Nineteen per cent. That’s the current gender pay gap for full-time, adult earnings between men and women from 2014-2015, according to the Australian Bureau of Statistics. That number gets even larger when you factor in other types of employees such as part-time workers – 35.4 per cent.
That puts Australia behind the US, the UK and many other countries in Europe.
So what is causing this massive disparity in wages in Australia? More importantly, what can we do about it? Here’s the issue by the numbers as well as some ideas about how organisations can close the gap.
$300 AUD: The additional amount, per week, that men earn than women based on average weekly earnings for full-time workers
Differences in gender pay gaps across the states and territories can most likely be attributed to variations in the industry profiles of each one. Western Australia, which has a pay gap of 25.7 per cent, has a higher concentration of construction, mining and manufacturing jobs, whereas most of the Australian Capital Territory workforce is in public administration and has a pay gap of 11.7 per cent.
1 in 4: The number of organisations that conducted a gender pay gap analysis
Of those, one in two took action to address their gender pay gap. It’s easy to assume that gender pay gaps don’t exist in your workplace, but unless a company actively measures wages across all sectors, it’s hard to tell if there is a difference – just because employees are paid market rates or under an award system doesn’t automatically rule out a pay gap. Undertake a pay equity audit and review your wage setting and pay scales to ensure compensation is fair and consistent.
58.6 per cent: Female workplace participation
Statistically speaking, women are the majority in some industries that garner lower wages. Research has found that a significant portion of the gender pay gap is associated with being in female dominated work. So what can employers do to attract and retain female talent in traditionally male dominated workspaces?

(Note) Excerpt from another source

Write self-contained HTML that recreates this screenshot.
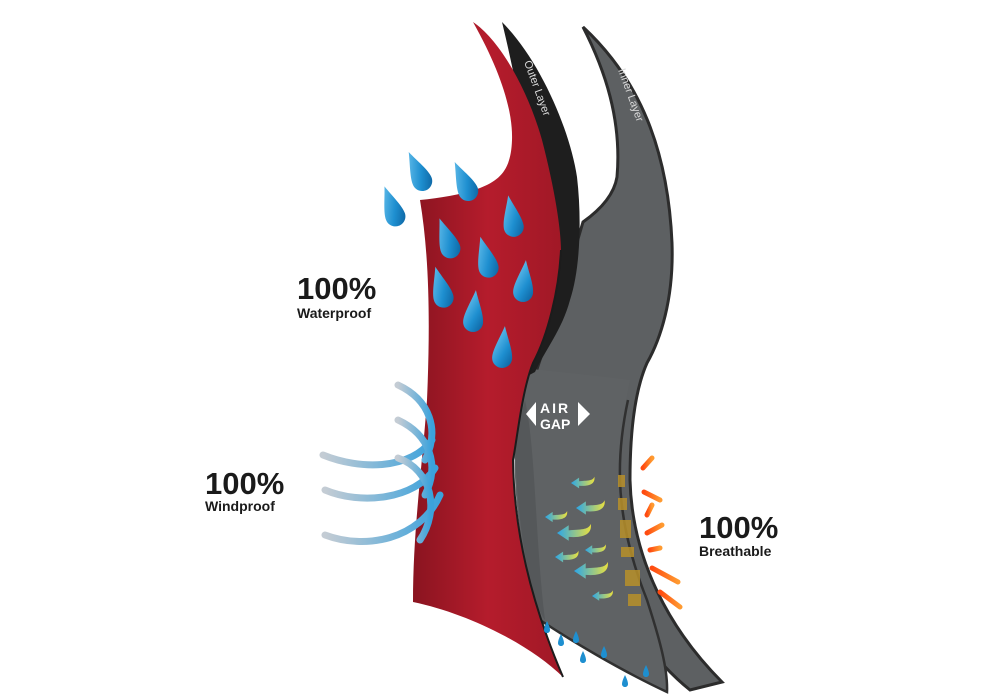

The Australian Human Rights Commission has a few suggestions for businesses. First, start with attraction and recruitment. Think about how your job advertisements speak to women: Are there women featured prominently in recruiting materials? Are ads being placed where women are likely to see them? Also, provide candidates with the full range of career opportunities available, including career development, rewards (financial or non-financial) and flexible working arrangements.
It’s beneficial for businesses to understand unconscious biases within hiring practices. Depending on the requirements of the position, allow candidates to demonstrate their ability to fulfil the duties of the position – consider transferable skills and demonstrated competencies rather than exact wording or experiences.
68 per cent: Number of women with children aged 0-14 in the workforce
Women still undertake most of society’s unpaid caring work, and this can create barriers to career advancement and earning potential – both in the short term and long term. As of this time last year, the Workplace Gender Equality Agency (WGEA) estimates that women would have to work an average of 66 extra days to earn the same total salary as a male working in her field.
Flexible working options are often the best way to retain women with young children. Working from home part- or full-time is only one component, though. Depending on the industry, there are ways for workers to be creative, yet productive, with how they complete work. Consider alternative ways to measure worker success other than the number of hours they work. Instead, focus on what the organisation needs, when it needs it by and create clear parameters for what is expected of returning mothers in each role.
10 per cent: Rate of women who described their occupation as ‘managerial’
One major cause of such a wide pay gap is the lack of women in senior positions and a lack of part-time or flexible senior roles. Visible and active executive commitment is one key factor in closing the pay gap. Another option is to become involved with the Workplace Gender Equality Agency as a Pay Equity Ambassador. This program encourages CEOs and senior executives to commit to stamping out gender bias in their organisations while publicly championing pay equity. So far, more than 60 CEOs have signed the pledge.